Imagine a horde of ghostly hunters, sounding their horns as they ride through the countryside at night on black horses (and sometimes black stags) behind black dogs with eerie, glowing eyes. Such a ghostly experience is common to European folklore, but especially in the most northerly countries. It is called the Wild Hunt, and Dan McCoy has posted an excellent brief summary of the legend.

As McCoy explains, the Wild Hunt (also called Odin’s Hunt, Odin’s Army, the Terrifying Ride, etc.) is usually said to take place in midwinter, the coldest and darkest part of the year. Those who came upon it by accident were caught up in the ghostly procession. Others, witches and such, might join in voluntarily in a kind of astral projection.

The leader of the Hunt is variously named and variously described, but the Hunt is most often associated with the god Odin or Wotan in Germanic lands.

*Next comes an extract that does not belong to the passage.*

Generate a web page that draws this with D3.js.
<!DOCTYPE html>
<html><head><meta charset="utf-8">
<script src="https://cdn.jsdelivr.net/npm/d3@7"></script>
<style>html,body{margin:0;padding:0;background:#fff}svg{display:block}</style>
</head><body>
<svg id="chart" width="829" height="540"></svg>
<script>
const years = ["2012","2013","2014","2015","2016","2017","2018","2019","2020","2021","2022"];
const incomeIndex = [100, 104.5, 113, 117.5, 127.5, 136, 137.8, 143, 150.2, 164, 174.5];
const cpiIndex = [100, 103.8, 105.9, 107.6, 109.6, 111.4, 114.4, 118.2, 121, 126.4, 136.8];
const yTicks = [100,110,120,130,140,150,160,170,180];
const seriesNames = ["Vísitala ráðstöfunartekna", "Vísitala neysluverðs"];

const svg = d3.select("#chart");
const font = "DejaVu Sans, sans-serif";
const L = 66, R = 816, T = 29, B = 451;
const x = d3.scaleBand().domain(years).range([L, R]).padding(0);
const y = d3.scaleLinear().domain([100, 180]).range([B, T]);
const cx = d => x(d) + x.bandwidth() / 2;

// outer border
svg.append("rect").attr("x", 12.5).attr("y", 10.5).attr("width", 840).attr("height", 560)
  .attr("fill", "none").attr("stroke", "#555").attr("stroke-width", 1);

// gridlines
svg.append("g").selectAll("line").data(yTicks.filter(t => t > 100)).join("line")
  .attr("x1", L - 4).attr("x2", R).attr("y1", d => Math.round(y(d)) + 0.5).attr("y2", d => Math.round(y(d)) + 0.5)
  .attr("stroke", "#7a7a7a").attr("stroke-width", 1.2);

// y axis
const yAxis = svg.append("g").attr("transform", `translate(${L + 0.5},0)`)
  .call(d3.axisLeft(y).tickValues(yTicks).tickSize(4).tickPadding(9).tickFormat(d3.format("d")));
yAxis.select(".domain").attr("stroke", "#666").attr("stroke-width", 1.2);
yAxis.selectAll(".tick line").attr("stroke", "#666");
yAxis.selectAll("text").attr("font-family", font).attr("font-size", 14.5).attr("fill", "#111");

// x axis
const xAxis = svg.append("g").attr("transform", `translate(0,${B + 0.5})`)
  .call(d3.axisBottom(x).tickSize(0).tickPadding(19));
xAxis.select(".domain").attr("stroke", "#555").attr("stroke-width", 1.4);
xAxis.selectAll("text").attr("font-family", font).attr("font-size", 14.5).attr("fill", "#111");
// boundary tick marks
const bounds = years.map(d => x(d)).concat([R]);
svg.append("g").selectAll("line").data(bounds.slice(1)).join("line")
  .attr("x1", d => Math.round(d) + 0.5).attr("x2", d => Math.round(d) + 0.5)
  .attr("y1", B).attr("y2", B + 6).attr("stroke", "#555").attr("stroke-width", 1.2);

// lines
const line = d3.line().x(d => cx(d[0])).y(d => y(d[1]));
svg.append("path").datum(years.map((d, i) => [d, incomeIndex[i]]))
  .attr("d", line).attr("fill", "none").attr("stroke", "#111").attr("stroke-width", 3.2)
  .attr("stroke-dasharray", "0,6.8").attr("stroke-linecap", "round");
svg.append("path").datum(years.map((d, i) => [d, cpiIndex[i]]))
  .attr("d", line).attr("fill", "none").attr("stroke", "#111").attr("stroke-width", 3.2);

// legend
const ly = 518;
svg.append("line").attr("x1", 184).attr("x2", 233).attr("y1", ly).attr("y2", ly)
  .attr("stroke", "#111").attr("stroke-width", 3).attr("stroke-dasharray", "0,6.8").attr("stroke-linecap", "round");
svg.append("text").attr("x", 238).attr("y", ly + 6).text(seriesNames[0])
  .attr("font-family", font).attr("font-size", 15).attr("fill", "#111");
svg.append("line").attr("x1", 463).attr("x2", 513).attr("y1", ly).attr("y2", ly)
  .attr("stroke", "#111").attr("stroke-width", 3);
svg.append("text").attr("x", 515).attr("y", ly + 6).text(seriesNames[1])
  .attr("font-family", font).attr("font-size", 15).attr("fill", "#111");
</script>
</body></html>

What is the meaning of the Hunt? As McCoy explains, it has strong ties to death and the cult of the dead:

In the body of lore surrounding the Wild Hunt, we find a number of themes that connect it powerfully with the dead and the underworld. For one thing, there’s the ghostly character of the hunters or warriors themselves. Dogs and horses, animals that were closely associated with death (amongst a great many other things), were almost invariably present. In some accounts of the Hunt, the riders can hardly, if at all, be distinguished from land spirits, who were themselves often conflated with the dead, as if the two were thought of as being in some sense one and the same. Finally, for the ancient Germanic peoples, the worlds of the living and the dead were especially permeable during midwinter, which goes a long way toward explaining why this troop of apparitions haunted the land during that particular part of the year. In the words of Claude Lecouteux, “[T]he Wild Hunt fell into the vast complex of ancestor worship, the cult of the dead, who are the go-betweens between men and the gods.”

It was as if the very elements of midwinter – the menacing cold, the almost unrelenting darkness, the eerie, desolate silence broken only by the baying winds and galloping storms – manifested the restless dead, and the ancient northern Europeans, whose ways of life and worldviews predisposed them to sense the spiritual qualities in the world around them, recorded the sometimes terrifying fruits of such an engagement with the more-than-human world in their accounts of the Wild Hunt.